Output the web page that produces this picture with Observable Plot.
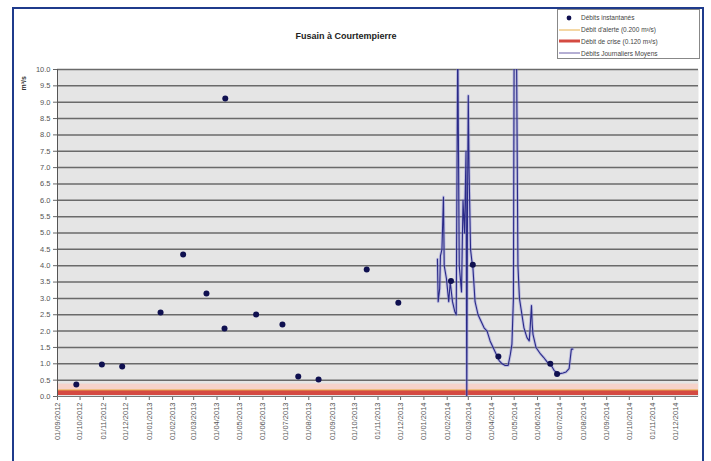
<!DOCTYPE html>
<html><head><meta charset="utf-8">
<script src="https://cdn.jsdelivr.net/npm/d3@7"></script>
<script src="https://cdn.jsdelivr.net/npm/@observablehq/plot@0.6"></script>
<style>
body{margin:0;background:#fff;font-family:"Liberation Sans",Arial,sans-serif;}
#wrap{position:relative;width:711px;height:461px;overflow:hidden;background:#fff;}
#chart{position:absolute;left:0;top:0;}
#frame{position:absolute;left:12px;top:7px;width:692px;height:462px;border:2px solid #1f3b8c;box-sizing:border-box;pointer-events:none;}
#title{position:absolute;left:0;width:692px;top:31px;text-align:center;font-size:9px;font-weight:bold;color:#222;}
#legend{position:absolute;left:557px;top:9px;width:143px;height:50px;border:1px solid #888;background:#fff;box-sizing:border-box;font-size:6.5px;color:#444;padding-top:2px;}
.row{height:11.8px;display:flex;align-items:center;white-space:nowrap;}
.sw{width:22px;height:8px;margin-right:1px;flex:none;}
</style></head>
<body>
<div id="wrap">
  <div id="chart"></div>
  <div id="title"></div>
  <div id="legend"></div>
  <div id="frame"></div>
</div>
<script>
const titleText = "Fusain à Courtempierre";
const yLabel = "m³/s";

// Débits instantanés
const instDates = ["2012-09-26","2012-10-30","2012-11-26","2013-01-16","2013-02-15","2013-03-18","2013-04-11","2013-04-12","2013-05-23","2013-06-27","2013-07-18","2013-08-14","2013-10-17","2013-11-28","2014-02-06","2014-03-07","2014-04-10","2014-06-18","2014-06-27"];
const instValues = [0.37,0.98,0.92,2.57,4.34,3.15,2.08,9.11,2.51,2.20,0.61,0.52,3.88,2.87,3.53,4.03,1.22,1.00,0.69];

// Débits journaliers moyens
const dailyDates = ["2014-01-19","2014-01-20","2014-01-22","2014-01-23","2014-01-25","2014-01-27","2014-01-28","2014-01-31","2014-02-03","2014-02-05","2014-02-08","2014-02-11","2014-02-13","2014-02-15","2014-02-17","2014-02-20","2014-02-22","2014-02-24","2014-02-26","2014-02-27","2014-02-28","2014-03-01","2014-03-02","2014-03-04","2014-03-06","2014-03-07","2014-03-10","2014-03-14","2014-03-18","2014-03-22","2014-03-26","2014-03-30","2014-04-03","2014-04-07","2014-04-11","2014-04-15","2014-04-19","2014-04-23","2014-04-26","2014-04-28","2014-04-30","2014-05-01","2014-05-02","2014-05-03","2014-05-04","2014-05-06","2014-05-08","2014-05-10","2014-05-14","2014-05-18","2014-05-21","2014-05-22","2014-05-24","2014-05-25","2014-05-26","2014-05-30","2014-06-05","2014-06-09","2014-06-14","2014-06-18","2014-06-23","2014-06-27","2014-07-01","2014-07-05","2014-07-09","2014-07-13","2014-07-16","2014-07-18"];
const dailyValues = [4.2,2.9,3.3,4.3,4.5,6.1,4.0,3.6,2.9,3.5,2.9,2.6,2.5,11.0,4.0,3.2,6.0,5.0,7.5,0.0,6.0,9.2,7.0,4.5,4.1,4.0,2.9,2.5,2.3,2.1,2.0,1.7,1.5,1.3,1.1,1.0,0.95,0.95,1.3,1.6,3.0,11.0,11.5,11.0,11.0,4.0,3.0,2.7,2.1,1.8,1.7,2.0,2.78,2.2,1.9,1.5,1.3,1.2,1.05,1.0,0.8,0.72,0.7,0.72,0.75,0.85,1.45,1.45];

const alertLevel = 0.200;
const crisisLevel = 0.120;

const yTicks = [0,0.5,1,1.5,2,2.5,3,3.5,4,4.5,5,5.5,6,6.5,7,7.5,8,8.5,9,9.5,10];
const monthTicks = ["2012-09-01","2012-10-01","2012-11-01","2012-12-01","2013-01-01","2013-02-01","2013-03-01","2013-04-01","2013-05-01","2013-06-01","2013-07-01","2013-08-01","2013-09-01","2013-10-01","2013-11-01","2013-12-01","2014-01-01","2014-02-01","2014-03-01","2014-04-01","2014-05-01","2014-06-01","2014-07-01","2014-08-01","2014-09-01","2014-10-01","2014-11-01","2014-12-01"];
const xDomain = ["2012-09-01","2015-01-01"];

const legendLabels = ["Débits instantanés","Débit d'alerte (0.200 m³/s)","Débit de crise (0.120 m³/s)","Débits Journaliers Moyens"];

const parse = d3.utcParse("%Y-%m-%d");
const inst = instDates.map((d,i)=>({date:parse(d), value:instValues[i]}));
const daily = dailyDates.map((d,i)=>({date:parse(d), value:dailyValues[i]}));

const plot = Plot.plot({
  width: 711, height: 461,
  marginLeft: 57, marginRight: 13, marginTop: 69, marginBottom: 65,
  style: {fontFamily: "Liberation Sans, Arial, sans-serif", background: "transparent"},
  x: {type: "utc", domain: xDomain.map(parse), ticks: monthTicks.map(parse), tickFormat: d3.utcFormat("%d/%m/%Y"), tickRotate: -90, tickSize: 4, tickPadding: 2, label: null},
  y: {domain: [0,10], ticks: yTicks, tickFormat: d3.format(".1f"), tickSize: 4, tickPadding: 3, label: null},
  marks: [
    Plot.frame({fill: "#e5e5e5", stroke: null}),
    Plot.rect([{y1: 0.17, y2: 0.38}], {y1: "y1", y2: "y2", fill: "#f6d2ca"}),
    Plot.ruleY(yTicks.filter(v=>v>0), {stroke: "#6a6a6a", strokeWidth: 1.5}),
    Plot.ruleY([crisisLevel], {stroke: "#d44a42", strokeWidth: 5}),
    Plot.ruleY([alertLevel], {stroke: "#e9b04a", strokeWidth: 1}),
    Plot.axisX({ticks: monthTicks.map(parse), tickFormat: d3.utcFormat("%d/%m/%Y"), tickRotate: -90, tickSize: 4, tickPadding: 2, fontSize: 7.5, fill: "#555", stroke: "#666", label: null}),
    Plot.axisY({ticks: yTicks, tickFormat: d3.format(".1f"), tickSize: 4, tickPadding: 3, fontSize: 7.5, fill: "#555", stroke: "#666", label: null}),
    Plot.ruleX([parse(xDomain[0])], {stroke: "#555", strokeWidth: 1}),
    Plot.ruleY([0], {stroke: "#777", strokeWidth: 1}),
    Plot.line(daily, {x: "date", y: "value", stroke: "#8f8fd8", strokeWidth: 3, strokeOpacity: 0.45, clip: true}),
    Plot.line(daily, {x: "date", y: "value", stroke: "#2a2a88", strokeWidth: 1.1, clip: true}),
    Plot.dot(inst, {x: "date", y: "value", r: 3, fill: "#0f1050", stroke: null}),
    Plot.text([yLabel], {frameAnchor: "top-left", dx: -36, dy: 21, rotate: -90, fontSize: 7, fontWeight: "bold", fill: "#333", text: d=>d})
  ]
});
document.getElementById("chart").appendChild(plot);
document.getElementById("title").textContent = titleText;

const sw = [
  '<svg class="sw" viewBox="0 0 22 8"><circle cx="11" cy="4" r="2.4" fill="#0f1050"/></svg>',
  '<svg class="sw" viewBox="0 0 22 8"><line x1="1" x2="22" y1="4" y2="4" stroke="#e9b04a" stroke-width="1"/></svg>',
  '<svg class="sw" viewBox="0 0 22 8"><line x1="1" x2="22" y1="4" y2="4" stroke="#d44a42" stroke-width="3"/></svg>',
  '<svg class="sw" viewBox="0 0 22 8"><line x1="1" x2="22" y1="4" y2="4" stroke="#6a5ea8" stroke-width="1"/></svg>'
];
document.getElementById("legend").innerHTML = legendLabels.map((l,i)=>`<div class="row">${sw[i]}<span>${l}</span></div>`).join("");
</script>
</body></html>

The exercise:
Return the listing above unchanged, apart from dropping its pictures.

The solution:
Output the web page that produces this picture with Observable Plot.
<!DOCTYPE html>
<html><head><meta charset="utf-8">
<script src="https://cdn.jsdelivr.net/npm/d3@7"></script>
<script src="https://cdn.jsdelivr.net/npm/@observablehq/plot@0.6"></script>
<style>
body{margin:0;background:#fff;font-family:"Liberation Sans",Arial,sans-serif;}
#wrap{position:relative;width:711px;height:461px;overflow:hidden;background:#fff;}
#chart{position:absolute;left:0;top:0;}
#frame{position:absolute;left:12px;top:7px;width:692px;height:462px;border:2px solid #1f3b8c;box-sizing:border-box;pointer-events:none;}
#title{position:absolute;left:0;width:692px;top:31px;text-align:center;font-size:9px;font-weight:bold;color:#222;}
#legend{position:absolute;left:557px;top:9px;width:143px;height:50px;border:1px solid #888;background:#fff;box-sizing:border-box;font-size:6.5px;color:#444;padding-top:2px;}
.row{height:11.8px;display:flex;align-items:center;white-space:nowrap;}
.sw{width:22px;height:8px;margin-right:1px;flex:none;}
</style></head>
<body>
<div id="wrap">
  <div id="chart"></div>
  <div id="title"></div>
  <div id="legend"></div>
  <div id="frame"></div>
</div>
<script>
const titleText = "Fusain à Courtempierre";
const yLabel = "m³/s";

// Débits instantanés
const instDates = ["2012-09-26","2012-10-30","2012-11-26","2013-01-16","2013-02-15","2013-03-18","2013-04-11","2013-04-12","2013-05-23","2013-06-27","2013-07-18","2013-08-14","2013-10-17","2013-11-28","2014-02-06","2014-03-07","2014-04-10","2014-06-18","2014-06-27"];
const instValues = [0.37,0.98,0.92,2.57,4.34,3.15,2.08,9.11,2.51,2.20,0.61,0.52,3.88,2.87,3.53,4.03,1.22,1.00,0.69];

// Débits journaliers moyens
const dailyDates = ["2014-01-19","2014-01-20","2014-01-22","2014-01-23","2014-01-25","2014-01-27","2014-01-28","2014-01-31","2014-02-03","2014-02-05","2014-02-08","2014-02-11","2014-02-13","2014-02-15","2014-02-17","2014-02-20","2014-02-22","2014-02-24","2014-02-26","2014-02-27","2014-02-28","2014-03-01","2014-03-02","2014-03-04","2014-03-06","2014-03-07","2014-03-10","2014-03-14","2014-03-18","2014-03-22","2014-03-26","2014-03-30","2014-04-03","2014-04-07","2014-04-11","2014-04-15","2014-04-19","2014-04-23","2014-04-26","2014-04-28","2014-04-30","2014-05-01","2014-05-02","2014-05-03","2014-05-04","2014-05-06","2014-05-08","2014-05-10","2014-05-14","2014-05-18","2014-05-21","2014-05-22","2014-05-24","2014-05-25","2014-05-26","2014-05-30","2014-06-05","2014-06-09","2014-06-14","2014-06-18","2014-06-23","2014-06-27","2014-07-01","2014-07-05","2014-07-09","2014-07-13","2014-07-16","2014-07-18"];
const dailyValues = [4.2,2.9,3.3,4.3,4.5,6.1,4.0,3.6,2.9,3.5,2.9,2.6,2.5,11.0,4.0,3.2,6.0,5.0,7.5,0.0,6.0,9.2,7.0,4.5,4.1,4.0,2.9,2.5,2.3,2.1,2.0,1.7,1.5,1.3,1.1,1.0,0.95,0.95,1.3,1.6,3.0,11.0,11.5,11.0,11.0,4.0,3.0,2.7,2.1,1.8,1.7,2.0,2.78,2.2,1.9,1.5,1.3,1.2,1.05,1.0,0.8,0.72,0.7,0.72,0.75,0.85,1.45,1.45];

const alertLevel = 0.200;
const crisisLevel = 0.120;

const yTicks = [0,0.5,1,1.5,2,2.5,3,3.5,4,4.5,5,5.5,6,6.5,7,7.5,8,8.5,9,9.5,10];
const monthTicks = ["2012-09-01","2012-10-01","2012-11-01","2012-12-01","2013-01-01","2013-02-01","2013-03-01","2013-04-01","2013-05-01","2013-06-01","2013-07-01","2013-08-01","2013-09-01","2013-10-01","2013-11-01","2013-12-01","2014-01-01","2014-02-01","2014-03-01","2014-04-01","2014-05-01","2014-06-01","2014-07-01","2014-08-01","2014-09-01","2014-10-01","2014-11-01","2014-12-01"];
const xDomain = ["2012-09-01","2015-01-01"];

const legendLabels = ["Débits instantanés","Débit d'alerte (0.200 m³/s)","Débit de crise (0.120 m³/s)","Débits Journaliers Moyens"];

const parse = d3.utcParse("%Y-%m-%d");
const inst = instDates.map((d,i)=>({date:parse(d), value:instValues[i]}));
const daily = dailyDates.map((d,i)=>({date:parse(d), value:dailyValues[i]}));

const plot = Plot.plot({
  width: 711, height: 461,
  marginLeft: 57, marginRight: 13, marginTop: 69, marginBottom: 65,
  style: {fontFamily: "Liberation Sans, Arial, sans-serif", background: "transparent"},
  x: {type: "utc", domain: xDomain.map(parse), ticks: monthTicks.map(parse), tickFormat: d3.utcFormat("%d/%m/%Y"), tickRotate: -90, tickSize: 4, tickPadding: 2, label: null},
  y: {domain: [0,10], ticks: yTicks, tickFormat: d3.format(".1f"), tickSize: 4, tickPadding: 3, label: null},
  marks: [
    Plot.frame({fill: "#e5e5e5", stroke: null}),
    Plot.rect([{y1: 0.17, y2: 0.38}], {y1: "y1", y2: "y2", fill: "#f6d2ca"}),
    Plot.ruleY(yTicks.filter(v=>v>0), {stroke: "#6a6a6a", strokeWidth: 1.5}),
    Plot.ruleY([crisisLevel], {stroke: "#d44a42", strokeWidth: 5}),
    Plot.ruleY([alertLevel], {stroke: "#e9b04a", strokeWidth: 1}),
    Plot.axisX({ticks: monthTicks.map(parse), tickFormat: d3.utcFormat("%d/%m/%Y"), tickRotate: -90, tickSize: 4, tickPadding: 2, fontSize: 7.5, fill: "#555", stroke: "#666", label: null}),
    Plot.axisY({ticks: yTicks, tickFormat: d3.format(".1f"), tickSize: 4, tickPadding: 3, fontSize: 7.5, fill: "#555", stroke: "#666", label: null}),
    Plot.ruleX([parse(xDomain[0])], {stroke: "#555", strokeWidth: 1}),
    Plot.ruleY([0], {stroke: "#777", strokeWidth: 1}),
    Plot.line(daily, {x: "date", y: "value", stroke: "#8f8fd8", strokeWidth: 3, strokeOpacity: 0.45, clip: true}),
    Plot.line(daily, {x: "date", y: "value", stroke: "#2a2a88", strokeWidth: 1.1, clip: true}),
    Plot.dot(inst, {x: "date", y: "value", r: 3, fill: "#0f1050", stroke: null}),
    Plot.text([yLabel], {frameAnchor: "top-left", dx: -36, dy: 21, rotate: -90, fontSize: 7, fontWeight: "bold", fill: "#333", text: d=>d})
  ]
});
document.getElementById("chart").appendChild(plot);
document.getElementById("title").textContent = titleText;

const sw = [
  '<svg class="sw" viewBox="0 0 22 8"><circle cx="11" cy="4" r="2.4" fill="#0f1050"/></svg>',
  '<svg class="sw" viewBox="0 0 22 8"><line x1="1" x2="22" y1="4" y2="4" stroke="#e9b04a" stroke-width="1"/></svg>',
  '<svg class="sw" viewBox="0 0 22 8"><line x1="1" x2="22" y1="4" y2="4" stroke="#d44a42" stroke-width="3"/></svg>',
  '<svg class="sw" viewBox="0 0 22 8"><line x1="1" x2="22" y1="4" y2="4" stroke="#6a5ea8" stroke-width="1"/></svg>'
];
document.getElementById("legend").innerHTML = legendLabels.map((l,i)=>`<div class="row">${sw[i]}<span>${l}</span></div>`).join("");
</script>
</body></html>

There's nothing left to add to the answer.